Eliasson transporte des fragments de nature dans le musée, un sol de lave ou le lit d’une rivière par exemple. Il recrée par des mécanismes technologiques des phénomènes naturels comme une chute d’eau. Il bouscule notre vision du monde par ses installations où sont mis en œuvre projections lumineuses, visions kaléidoscopiques, miroirs réfléchissants et structures géométriques complexes. Il développe également des projets architecturaux et des propositions qui cherchent à donner à l’art une perspective sociale comme son Little Sun, une lampe fonctionnant à l’énergie solaire plus particulièrement destinée aux pays où l’accès à l’électricité reste interdit tout en soulevant la question des énergies durables. Comme l’écrit l’artiste “L’art a la capacité de transformer nos perceptions et perspectives sur le monde”.

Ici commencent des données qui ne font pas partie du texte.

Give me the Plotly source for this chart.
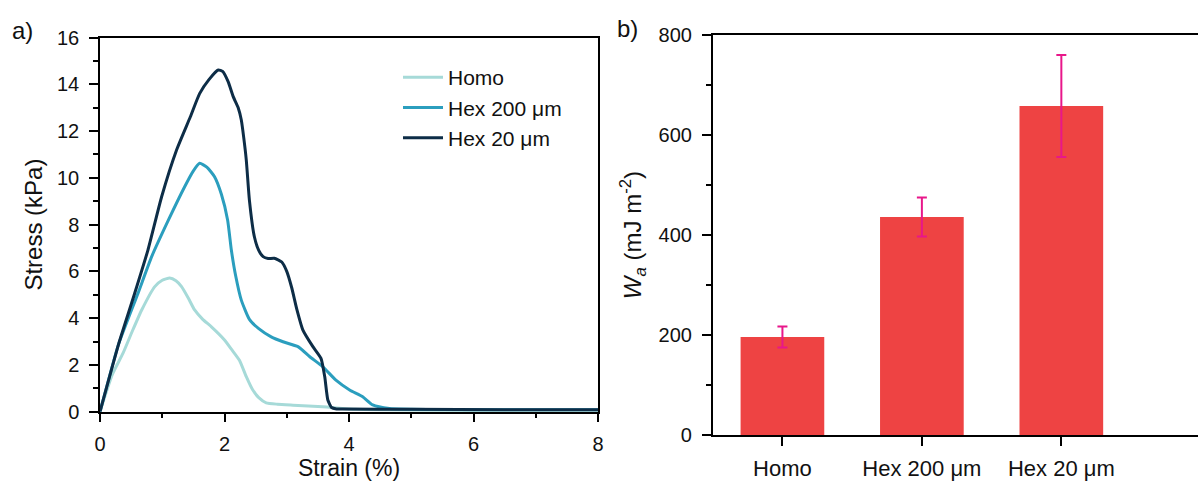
import plotly.graph_objects as go

# ---- data: stress-strain curves ----
homo_x = [0, 0.20, 0.37, 0.52, 0.67, 0.88, 1.00, 1.12, 1.22, 1.31, 1.42, 1.52, 1.65, 1.79, 2.0, 2.12, 2.24, 2.35, 2.45, 2.55, 2.67, 2.85, 3.1, 3.58, 4.11, 5.0, 6.0, 7.0, 8.0]
homo_y = [0, 1.6, 2.5, 3.45, 4.35, 5.35, 5.62, 5.72, 5.6, 5.35, 4.85, 4.35, 3.95, 3.63, 3.07, 2.64, 2.2, 1.5, 0.95, 0.6, 0.38, 0.32, 0.28, 0.21, 0.10, 0.06, 0.05, 0.05, 0.05]

hex200_x = [0, 0.30, 0.61, 0.83, 1.10, 1.36, 1.50, 1.60, 1.72, 1.84, 1.95, 2.05, 2.11, 2.18, 2.27, 2.40, 2.55, 2.75, 2.94, 3.18, 3.37, 3.58, 3.79, 4.01, 4.22, 4.38, 4.65, 5.5, 6.5, 8.0]
hex200_y = [0, 2.9, 5.06, 6.63, 8.2, 9.62, 10.3, 10.62, 10.45, 10.05, 9.3, 8.2, 6.91, 5.8, 4.77, 3.95, 3.55, 3.2, 2.99, 2.78, 2.35, 1.92, 1.35, 0.93, 0.64, 0.29, 0.14, 0.09, 0.08, 0.08]

hex20_x = [0, 0.30, 0.55, 0.77, 0.99, 1.23, 1.45, 1.60, 1.75, 1.90, 1.97, 2.06, 2.14, 2.22, 2.27, 2.31, 2.35, 2.40, 2.48, 2.55, 2.62, 2.70, 2.80, 2.92, 3.00, 3.08, 3.16, 3.26, 3.42, 3.55, 3.61, 3.66, 3.72, 3.80, 3.90, 5.0, 6.5, 8.0]
hex20_y = [0, 2.9, 5.0, 6.91, 9.19, 11.19, 12.6, 13.6, 14.2, 14.61, 14.55, 14.1, 13.47, 13.0, 12.47, 11.7, 10.76, 9.05, 7.48, 6.9, 6.63, 6.55, 6.56, 6.4, 6.0, 5.3, 4.4, 3.49, 2.78, 2.28, 1.50, 0.50, 0.18, 0.12, 0.12, 0.10, 0.08, 0.08]

# ---- data: adhesion work ----
categories = ["Homo", "Hex 200 μm", "Hex 20 μm"]
wa_values = [196, 436, 658]
wa_errors = [21, 39, 102]

series_names = ["Homo", "Hex 200 μm", "Hex 20 μm"]
colors = ["#A6DAD8", "#2B9EBE", "#0D2D47"]

FONT = "Liberation Sans, Arial, sans-serif"

fig = go.Figure()
for name, xs, ys, c in zip(series_names, [homo_x, hex200_x, hex20_x], [homo_y, hex200_y, hex20_y], colors):
    fig.add_trace(go.Scatter(x=xs, y=ys, mode="lines", name=name,
                             line=dict(color=c, width=3, shape="spline", smoothing=0.5),
                             xaxis="x", yaxis="y"))

fig.add_trace(go.Bar(x=categories, y=wa_values, width=0.6,
                     marker=dict(color="#EE4343", line=dict(width=0)),
                     error_y=dict(type="data", array=wa_errors, color="#E8178A", thickness=2, width=5),
                     showlegend=False, xaxis="x2", yaxis="y2"))

W, H = 1198, 481
def px(v):
    return v / W
def py(v):
    return 1 - v / H

tickfont = dict(family=FONT, size=20, color="#111")
titlefont = dict(family=FONT, size=24, color="#111")

common = dict(showline=True, linecolor="black", linewidth=1.5, ticks="outside",
              tickcolor="black", tickwidth=1.5, ticklen=9, showgrid=False,
              zeroline=False, tickfont=tickfont, automargin=False)
minor_style = dict(ticks="outside", ticklen=5, tickwidth=1.5, tickcolor="black")

fig.update_layout(
    width=W, height=H,
    margin=dict(l=0, r=0, t=0, b=0),
    paper_bgcolor="white", plot_bgcolor="white",
    font=dict(family=FONT),
    xaxis=dict(domain=[px(100), px(598)], range=[0, 8], dtick=2, mirror=True,
               minor=dict(dtick=1, **minor_style), ticklabelstandoff=5,
               title=dict(text="Strain (%)", font=dict(family=FONT, size=23, color="#111"), standoff=12),
               anchor="y", **common),
    yaxis=dict(domain=[py(411.7), py(37.5)], range=[0, 16], dtick=2, mirror=True,
               minor=dict(dtick=1, **minor_style), ticklabelstandoff=6,
               title=dict(text="Stress (kPa)", font=titlefont, standoff=8),
               anchor="x", **common),
    xaxis2=dict(domain=[px(712.7), 1.0], range=[-0.5, 2.98], mirror=True,
                ticklabelstandoff=4,
                anchor="y2", **{**common, "tickfont": dict(family=FONT, size=22, color="#111")}),
    yaxis2=dict(domain=[py(435), py(35)], range=[0, 800], dtick=200,
                minor=dict(dtick=100, **minor_style), ticklabelstandoff=6,
                title=dict(text="<i>W</i><sub><i>a</i></sub> (mJ m<sup>-2</sup>)", font=titlefont, standoff=10),
                anchor="x2", **common),
    legend=dict(x=px(398), y=py(57), xanchor="left", yanchor="top",
                bgcolor="rgba(0,0,0,0)", font=dict(family=FONT, size=21, color="#111"),
                itemwidth=40, tracegroupgap=0),
    annotations=[
        dict(text="a)", x=px(10), y=py(30), xref="paper", yref="paper", showarrow=False,
             xanchor="left", yanchor="middle", font=dict(family=FONT, size=24, color="#111")),
        dict(text="b)", x=px(615), y=py(29), xref="paper", yref="paper", showarrow=False,
             xanchor="left", yanchor="middle", font=dict(family=FONT, size=24, color="#111")),
    ],
)

fig.write_html("out.html", config={"displayModeBar": False},
               post_script="document.body.style.margin='0px';document.body.style.overflow='hidden';")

Versailles est tout à la fois un site historique de haute valeur patrimoniale et un microcosme où se croisent des populations de diverses origines et de toutes cultures. Musée et lieu public, il ne pouvait que stimuler un artiste particulièrement intéressé pour aller à la rencontre d’espaces naturels et de ceux forgés par l’histoire culturelle auxquels il accorde également un rôle social. A Versailles les deux s’entremêlent avec la conception du jardin fondée sur un dessin géométrique et les lignes de perspective ; et une architecture au puissant décor à la gloire des monarques qui l’ont initié

Eliasson aborde le château et le jardin de Versailles comme un champ expérimental. Il n’y installe pas des objets mais conçoit des dispositifs qui engagent le visiteur dans une relation active. Toutes les œuvres exposées sont pensées et situées par rapport aux espaces investis. Elles se subdivisent en deux grands ensembles.

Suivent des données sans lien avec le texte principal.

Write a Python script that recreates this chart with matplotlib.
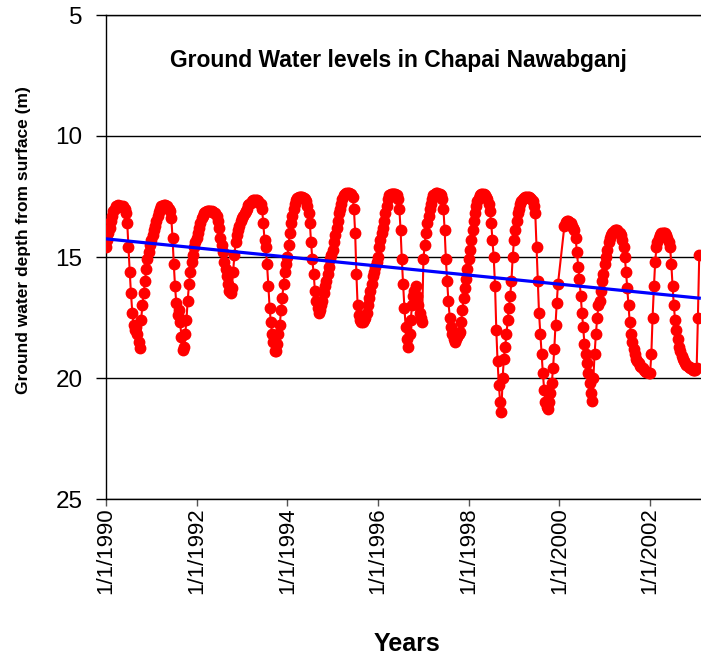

Les installations en extérieur forment un triptyque autour du thème de l’eau dont on sait combien il est présent dans le jardin classique. La cascade dressée dans le Grand Canal prend place dans l’axe majeur tandis que les deux bosquets (l’Etoile et la Colonnade) réaffirment leur fonction de salons de plein air pour abriter l’un, un voile circulaire de fin brouillard, et l’autre, un tapis de résidus de glacier tout droit venus du Groenland. Ces trois oeuvres sont ainsi reliées entre elles par leur thématique commune traçant une continuité et engageant les sens.

A l’intérieur du château c’est le regard qui est sollicité dans un jeu successif de miroirs et de mises en abîme. Le décor des salons n’est pas transformé mais il s’amplifie en démultipliant les points de vue. Le spectateur découvre avec surprise son image dans des situations inattendues, les salles s’agrandissent, se transforment, révèlent leur mystère. L’artiste exalte la fluidité du cadre baroque qui lui permet de reconstruire une autre réalité. Déplacements et déstabilisations modifient l’appréhension des salles en y invitant le visiteur comme participant actif.

Eliasson excelle à créer des phénomènes visuels établissant une nouvelle perception de l’espace. Après avoir réinventé le soleil couchant dans l’immense Turbine Hall de la Tate Modern (The weather project, 2003), installé de gigantesques cascades dans la ville de New York (The New York City Waterfalls, 2008) ou ajouté une étoile dans le ciel de Stockholm (Your Star, 2015), il apporte ici sa vision et sa relecture de Versailles.